Ok, ras le bol, marre, entre les mails de l’attaché de presse et les articles qui encombrent ma timeline Facebook, j’ai craqué. Je l’ai écouté ce troisième album de The Shoes. Et je me suis pris ma fessée mélodique, comme de juste. Et j’en redemande. Et je me demande pourquoi. Pourquoi les compos du duo rémois me sont rentrées dans le cerveau à ce point, en une écoute, à me pourrir le vortex, ce « Vortex of love » qu’ils célèbrent avec une harmonie déployant ses ailes comme un aigle au sommet du monde.
L’image est aérienne et judicieuse. Car les dix tracks de cet LP ô combien inspiré se singularisent par un tourbillon d’air, un sirocco rythmique aux accents tempérés, retenus, chargés d’une grande pudeur, d’une réserve contemplative des plus calmes, lumineuse sans être aveuglante ou crue. Amateurs de sensations fortes, de grosses batteries et de rages rock, zappez. Chemicals joue la carte des mélanges doux, des demi teintes, des lueurs tamisées, de l’équilibre recherché et apprécié.
A peine si « Instead and brown » ou « Whistle » viennent nous secouer les nerfs de leurs cadences contrastées teintées de hip hop, le corps de l’album navigue de préférence dans les eaux légèrement mélancoliques d’une electro aux racines toutes de new wave. Brit pop presque sur le premier morceau « Submarine » qui évoque allez savoir pourquoi cet esprit détaché des Beatles, une élégance à peine dandy qui s’accentue sur « Lost in London » où la patte New Order s’impose au détour du refrain …
Cela n’engage que moi, mais à mon sens l’âme de l’album réside en germe dans le magnifique « Drifted », avec cette respiration essoufflée, comme si l’on courait après le train qui emporte la personne que l’on aime, que l’on a blessée d’un mot cruel, qui s’en va loin, qu’on ne veut pas laisser partir. On court, on court … soit le train s’éloigne à jamais avec cet amour avorté, soit il s’arrête et on monte dedans, soit il s’en va mais l’amour chéri estdescendu sur le quai d’en face.

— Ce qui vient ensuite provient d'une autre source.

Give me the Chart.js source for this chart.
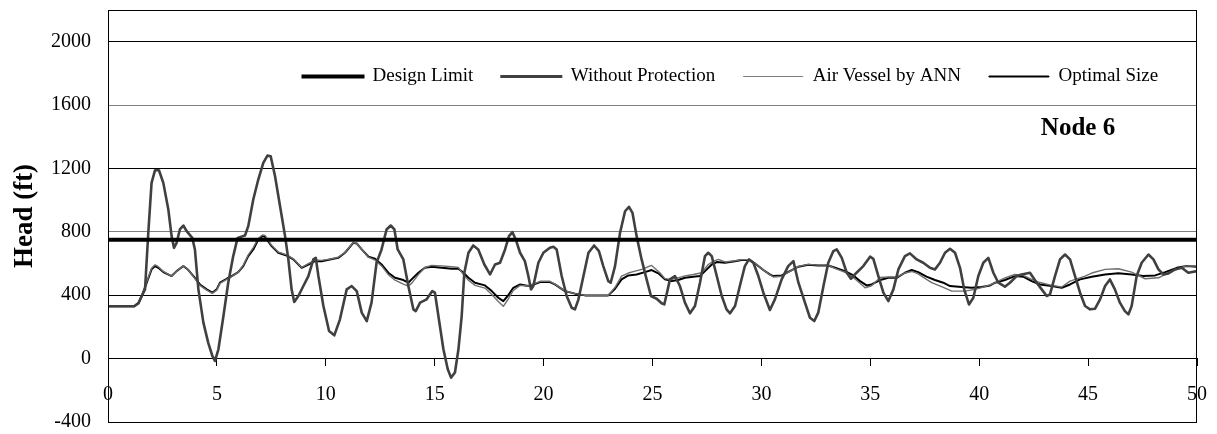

Visuelle, presque organiquement cinématographique, la musique de The Shoes se nourrit des expériences vécues par le groupe dans ses collaborations, ses productions extérieures, pour distiller ce vécu très fort, ce langage des yeux, qui met en exergue des émotions diffuses, que trop souvent on tait par honte, par volonté normée de rester dans le rang, comme si exprimer son ressenti était faiblesse.
Mais il y a des fois où le ressenti est plus puissant. C’est cela que Guillaume Brière et Benjamin Lebeau explorent d’un morceau à l’autre, jouant des nuances vocales des artistes invités, entre autres Esser, Blaine Harrison des Mystery Jets, SAGE ou Black Atlass qui opèrent sur leur label Label Gum. Chemicals de ce point de vue porte parfaitement son nom, qui réévalue constamment l’alchimie mutante des sentiments.